Joint optimization is possible because there is organizational choice. It is possible within the same technological and economic constraints to operate with different forms of work organization. So, given the constrains, managers should exercise their choice over the type of work organization to adopt with the social system in mind.

An organization's primary task is the task it has to perform in order to survive.

The work organizations should be regarded as open systems. The socio-technical thinkers were very influenced by von Bertalanffy's conclusions and employed the usual open system, input-transformation-output model to understand production systems.

The workers were more satisfied if they worked in groups. Groups could tackle whole tasks, and make work more meaningful for the individual. 
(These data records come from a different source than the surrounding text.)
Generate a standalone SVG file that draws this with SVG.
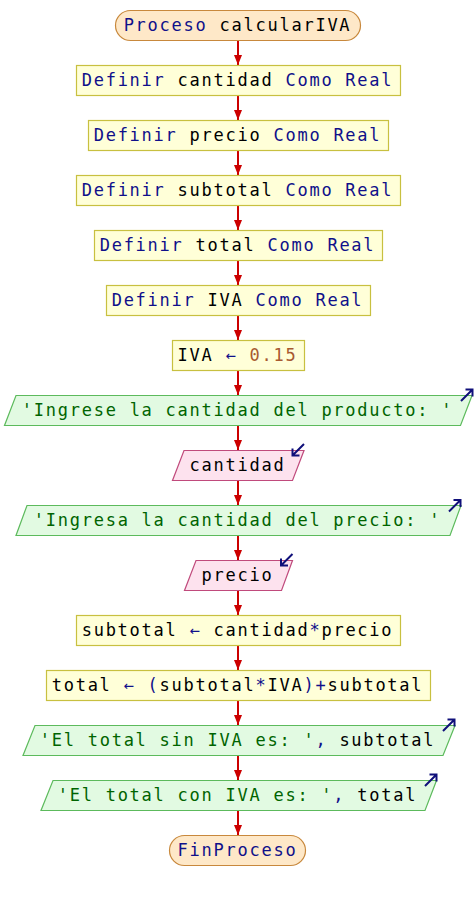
<svg xmlns="http://www.w3.org/2000/svg" width="476" height="900" viewBox="0 0 476 900">
<defs>
<style>
.term{fill:#fee8c8;stroke:#c8883c;stroke-width:1.2}
.proc{fill:#ffffd8;stroke:#c8c040;stroke-width:1.2}
.out{fill:#e2fae2;stroke:#5cba5c;stroke-width:1.2}
.in{fill:#fde2ee;stroke:#c04a7c;stroke-width:1.2}
text{font-family:"DejaVu Sans Mono","Liberation Mono",monospace;font-size:17px;letter-spacing:1.75px;text-anchor:middle;fill:#000}
.k{fill:#10108a}
.s{fill:#006400}
.n{fill:#a85a30}
.icon{fill:none;stroke:#10107a;stroke-width:2}
.conn line{stroke:#cc0000;stroke-width:2}
</style>
<marker id="ah" markerUnits="userSpaceOnUse" markerWidth="12" markerHeight="8" refX="10" refY="4" orient="auto">
<path d="M0,0 L10,4 L0,8 Z" fill="#cc0000"/>
</marker>
</defs>
<rect width="476" height="900" fill="#fff"/>
<g class="conn">
<line x1="238" y1="40.5" x2="238" y2="65" marker-end="url(#ah)"/>
<line x1="238" y1="95.5" x2="238" y2="120" marker-end="url(#ah)"/>
<line x1="238" y1="150.5" x2="238" y2="175" marker-end="url(#ah)"/>
<line x1="238" y1="205.5" x2="238" y2="230" marker-end="url(#ah)"/>
<line x1="238" y1="260.5" x2="238" y2="285" marker-end="url(#ah)"/>
<line x1="238" y1="315.5" x2="238" y2="340" marker-end="url(#ah)"/>
<line x1="238" y1="370.5" x2="238" y2="395" marker-end="url(#ah)"/>
<line x1="238" y1="425.5" x2="238" y2="450" marker-end="url(#ah)"/>
<line x1="238" y1="480.5" x2="238" y2="505" marker-end="url(#ah)"/>
<line x1="238" y1="535.5" x2="238" y2="560" marker-end="url(#ah)"/>
<line x1="238" y1="590.5" x2="238" y2="615" marker-end="url(#ah)"/>
<line x1="238" y1="645.5" x2="238" y2="670" marker-end="url(#ah)"/>
<line x1="238" y1="700.5" x2="238" y2="725" marker-end="url(#ah)"/>
<line x1="238" y1="755.5" x2="238" y2="780" marker-end="url(#ah)"/>
<line x1="238" y1="810.5" x2="238" y2="835" marker-end="url(#ah)"/>
</g>
<g id="inicio">
<rect class="term" x="115.5" y="10.5" width="245" height="30" rx="15"/>
<text x="237.5" y="31"><tspan class="k">Proceso</tspan> calcularIVA</text>
</g>
<g id="def-cantidad">
<rect class="proc" x="76.5" y="65.5" width="324" height="30"/>
<text x="237.5" y="86"><tspan class="k">Definir</tspan> cantidad <tspan class="k">Como Real</tspan></text>
</g>
<g id="def-precio">
<rect class="proc" x="88.5" y="120.5" width="300" height="30"/>
<text x="237.5" y="141"><tspan class="k">Definir</tspan> precio <tspan class="k">Como Real</tspan></text>
</g>
<g id="def-subtotal">
<rect class="proc" x="76.5" y="175.5" width="324" height="30"/>
<text x="237.5" y="196"><tspan class="k">Definir</tspan> subtotal <tspan class="k">Como Real</tspan></text>
</g>
<g id="def-total">
<rect class="proc" x="94.5" y="230.5" width="288" height="30"/>
<text x="237.5" y="251"><tspan class="k">Definir</tspan> total <tspan class="k">Como Real</tspan></text>
</g>
<g id="def-iva">
<rect class="proc" x="106.5" y="285.5" width="264" height="30"/>
<text x="237.5" y="306"><tspan class="k">Definir</tspan> IVA <tspan class="k">Como Real</tspan></text>
</g>
<g id="asig-iva">
<rect class="proc" x="172.5" y="340.5" width="132" height="30"/>
<text x="237.5" y="361">IVA <tspan class="k">←</tspan> <tspan class="n">0.15</tspan></text>
</g>
<g id="escribir-1">
<polygon class="out" points="16,395.5 472,395.5 460.5,425.5 4.5,425.5"/>
<text x="237.5" y="416" class="s">'Ingrese la cantidad del producto: '</text>
<path class="icon" d="M461,401 L472.5,389.5 M465.5,389.5 L472.5,389.5 L472.5,396.5"/>
</g>
<g id="leer-cantidad">
<polygon class="in" points="184,450.5 304,450.5 292.5,480.5 172.5,480.5"/>
<text x="237.5" y="471">cantidad</text>
<path class="icon" d="M304,444 L292.5,455.5 M292.5,448.5 L292.5,455.5 L299.5,455.5"/>
</g>
<g id="escribir-2">
<polygon class="out" points="27,505.5 461,505.5 450,535.5 16,535.5"/>
<text x="237.5" y="526" class="s">'Ingresa la cantidad del precio: '</text>
<path class="icon" d="M449,511.5 L460.5,500 M453.5,500 L460.5,500 L460.5,507"/>
</g>
<g id="leer-precio">
<polygon class="in" points="196,560.5 292.5,560.5 281.5,590.5 184.5,590.5"/>
<text x="237.5" y="581">precio</text>
<path class="icon" d="M292.5,554 L281,565.5 M281,558.5 L281,565.5 L288,565.5"/>
</g>
<g id="asig-subtotal">
<rect class="proc" x="76.5" y="615.5" width="324" height="30"/>
<text x="237.5" y="636">subtotal <tspan class="k">←</tspan> cantidad<tspan class="k">*</tspan>precio</text>
</g>
<g id="asig-total">
<rect class="proc" x="46.5" y="670.5" width="384" height="30"/>
<text x="237.5" y="691">total <tspan class="k">←</tspan> <tspan class="k">(</tspan>subtotal<tspan class="k">*</tspan>IVA<tspan class="k">)+</tspan>subtotal</text>
</g>
<g id="escribir-3">
<polygon class="out" points="35,725.5 455,725.5 443,755.5 23,755.5"/>
<text x="237.5" y="746"><tspan class="s">'El total sin IVA es: '</tspan><tspan class="k">,</tspan> subtotal</text>
<path class="icon" d="M443,731 L454.5,719.5 M447.5,719.5 L454.5,719.5 L454.5,726.5"/>
</g>
<g id="escribir-4">
<polygon class="out" points="53,780.5 436.5,780.5 425,810.5 41,810.5"/>
<text x="237.5" y="801"><tspan class="s">'El total con IVA es: '</tspan><tspan class="k">,</tspan> total</text>
<path class="icon" d="M425,786 L436.5,774.5 M429.5,774.5 L436.5,774.5 L436.5,781.5"/>
</g>
<g id="fin">
<rect class="term" x="169.5" y="835.5" width="136" height="30" rx="15"/>
<text x="237.5" y="856" class="k">FinProceso</text>
</g>
</svg>
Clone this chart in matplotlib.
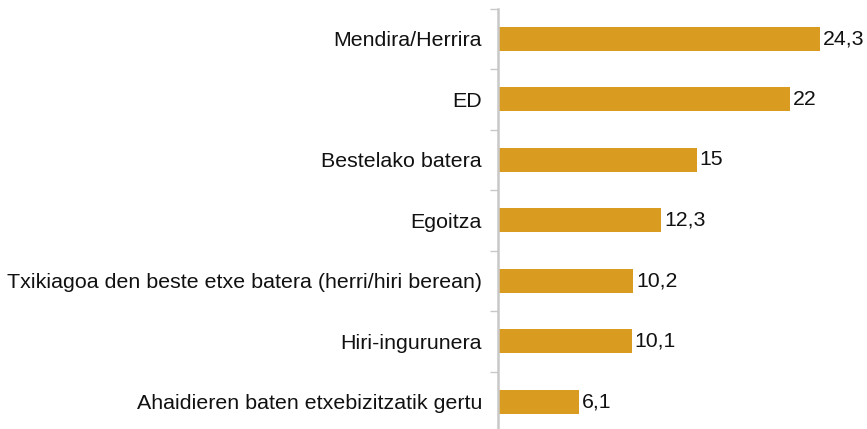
import matplotlib
matplotlib.use("Agg")
import matplotlib.pyplot as plt
import numpy as np

# Data
categories = [
    "Mendira/Herrira",
    "ED",
    "Bestelako batera",
    "Egoitza",
    "Txikiagoa den beste etxe batera (herri/hiri berean)",
    "Hiri-ingurunera",
    "Ahaidieren baten etxebizitzatik gertu",
]
values = [24.3, 22, 15, 12.3, 10.2, 10.1, 6.1]
value_labels = ["24,3", "22", "15", "12,3", "10,2", "10,1", "6,1"]

plt.rcParams["font.family"] = ["Liberation Sans", "DejaVu Sans"]

fig = plt.figure(figsize=(8.67, 4.29), dpi=100)
ax = fig.add_axes([0.5744, -0.007, 0.405, 0.987])

y = np.arange(len(categories))
ax.barh(y, values, height=0.4, color="#DA9C20")

for yi, v, lab in zip(y, values, value_labels):
    ax.text(v + 0.22, yi, lab, va="center", ha="left", fontsize=15.3, color="#111111")

ax.set_ylim(len(categories) - 0.5, -0.5)
ax.set_xlim(0, 26.5)

ax.set_yticks(y)
ax.set_yticklabels(categories, fontsize=15.4, color="#111111")
ax.tick_params(axis="y", which="major", length=0, pad=11.5)
ax.set_yticks(np.arange(-0.5, len(categories) + 0.5, 1), minor=True)
ax.tick_params(axis="y", which="minor", length=6, width=1, color="#c8c8c8")

ax.set_xticks([])
for s in ["top", "right", "bottom"]:
    ax.spines[s].set_visible(False)
ax.spines["left"].set_color("#c8c8c8")
ax.spines["left"].set_linewidth(1.8)

fig.savefig("out.png", dpi=100)
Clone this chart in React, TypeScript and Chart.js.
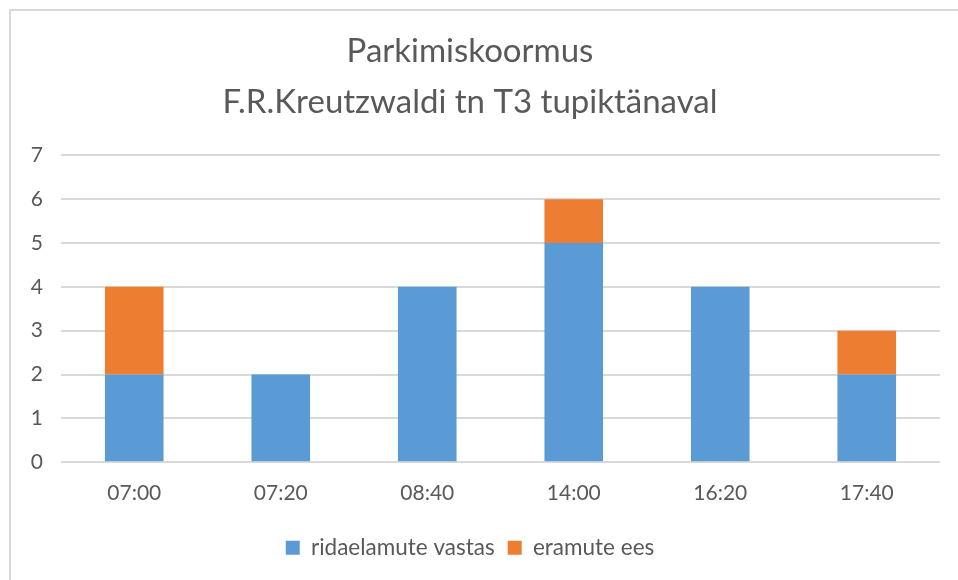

The semi-autonomous work groups, are supposed to act as self-regulating and self-developing social systems, capable of of maintaining themselves in a steady state of high productivity. Control and decision making are exercised internally by the group and not externally by managers. Within the groups, great flexibility can exist with job rotation and workers being encouraged to become multi-skilled. 

This frees management for the much more important task of "boundary management." Instead of wasting time attempting to apply autocratic regulation, managers can invest their energies in relating the operating system (and the organization as a whole) to its environment; ensuring that the group doing the work in the operating system is supplied with the necessary input, and that its output is disposed of profitably on the market.
 (Jackson, Michael C. (2000) Systems Approaches to Management, Kluwer Academic / Plenum Publishers. P115.)